Friday, March 26, 2010

What Joe Dwyer's Death Can Teach Us about PTSD



Battling the Inner Demons of War
What Joe Dwyer's Death Can Teach Us about PTSD
By Cordula Meyer
A photograph of PFC Joseph Dwyer in Iraq made him an American hero, but five years after returning home, mental combat wounds drove him to his death. He is not alone. In 2009, more than twice as many soldiers died by their own hands than were killed by the enemy in Iraq. But new types of therapy are giving others the chance for the peace he never had.

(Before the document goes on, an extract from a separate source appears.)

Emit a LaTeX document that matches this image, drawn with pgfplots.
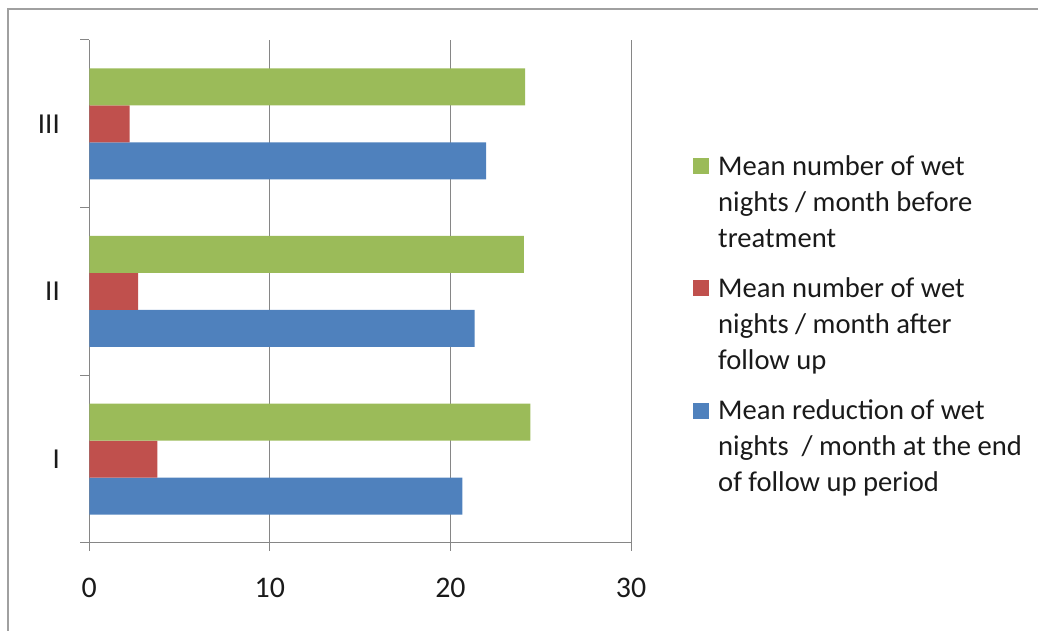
\documentclass[border=0pt]{standalone}
\usepackage{fontspec}
\setmainfont{Carlito}
\usepackage{pgfplots}
\pgfplotsset{compat=1.18}
\definecolor{cblue}{HTML}{4F81BD}
\definecolor{cred}{HTML}{C0504D}
\definecolor{cgreen}{HTML}{9BBB59}
\definecolor{axgray}{HTML}{868686}
\definecolor{framegray}{HTML}{A0A0A0}
\definecolor{txt}{HTML}{1A1A1A}
\begin{document}
\begin{tikzpicture}[x=1bp,y=1bp]
\useasboundingbox (0,0) rectangle (1038,631);
\draw[framegray, line width=2bp] (8,-5) -- (8,622) -- (1045,622);
\begin{axis}[
  at={(89.3bp,88bp)}, anchor=south west,
  scale only axis, width=541.7bp, height=503bp,
  xbar, bar width=37bp,
  xmin=0, xmax=30, ymin=-0.5, ymax=2.5,
  xtick={0,10,20,30},
  ytick={0,1,2}, yticklabels={I,II,III},
  minor ytick={-0.5,0.5,1.5,2.5},
  axis lines*=left,
  axis line style={axgray, line width=1bp},
  xmajorgrids, major grid style={axgray, line width=1bp},
  tick align=outside,
  major tick length=8bp, minor tick length=9bp,
  major y tick style={draw=none},
  minor y tick style={axgray, line width=1bp},
  major x tick style={axgray, line width=1bp},
  /pgf/number format/assume math mode=true,
  xticklabel style={font=\fontsize{30}{36}\selectfont, text=txt, yshift=-24bp},
  yticklabel style={font=\fontsize{29}{35}\selectfont, text=txt, xshift=-18bp},
  reverse legend,
  legend style={at={(1.1145,0.774)}, anchor=north west, draw=none, fill=none,
    inner sep=0pt, row sep=25bp, column sep=7bp,
    font=\fontsize{28.7}{36}\selectfont, text=txt,
    cells={align=left, anchor=west}},
  legend image code/.code={\path[fill=none, draw=none] (0bp,-44bp) rectangle (16bp,44bp);
    \fill[#1, draw=none] (0bp,28bp) rectangle (16bp,44bp);},
]
\addplot[fill=cblue, draw=none, bar shift=-37bp] coordinates {(20.66,0) (21.34,1) (21.97,2)};
\addlegendentry{Mean reduction of wet\\nights~ / month at the end\\of follow up period}
\addplot[fill=cred, draw=none, bar shift=0bp] coordinates {(3.77,0) (2.71,1) (2.24,2)};
\addlegendentry{Mean number of wet\\nights / month after\\follow up}
\addplot[fill=cgreen, draw=none, bar shift=37bp] coordinates {(24.42,0) (24.06,1) (24.13,2)};
\addlegendentry{Mean number of wet\\nights / month before\\treatment}
\end{axis}
\end{tikzpicture}
\end{document}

On an afternoon in June 2008, police in Pinehurst, North Carolina, were dispatched to a white farmhouse. The town is set in an idyllic location, complete with woods, plantation houses and eight golf courses. Many of its inhabitants are retirees, so law enforcement officers generally don't have much to do. But, in the previous months, they had repeatedly been called to this particular address. Its owner, a 31-year-old man named Joe Dwyer, had been barricading himself in his house, where he kept several pistols and a semiautomatic rifle.


This time, the officers broke down the door. Once inside, they found Dwyer lying on the ground, covered in feces and urine, gasping for air. "Help me!" the young man begged the officers. "I can't breathe." Surrounding him were dozens of empty cans of Dust-Off, an aerosol spray meant to clean electronic equipment. But it can also be inhaled as a kind of sedative, which can cause heart and lung damage if repeated.

A taxi driver had alerted the police. She told them that, for months, she had been driving him to local shops every day to buy his cans of Dust-Off because he had wrecked his own car veering to avoid a roadside object he thought was an Iraqi bomb.

Joseph Dwyer was a giant of a man with reddish-brown hair. He died that same day while being rushed to the hospital. He was buried a few days later with military honors. While handing Dwyer's widow, Matina, the folded flag that had been draped over her husband's coffin as a mark of respect from the US Army, an officer fell to his knees in front of her.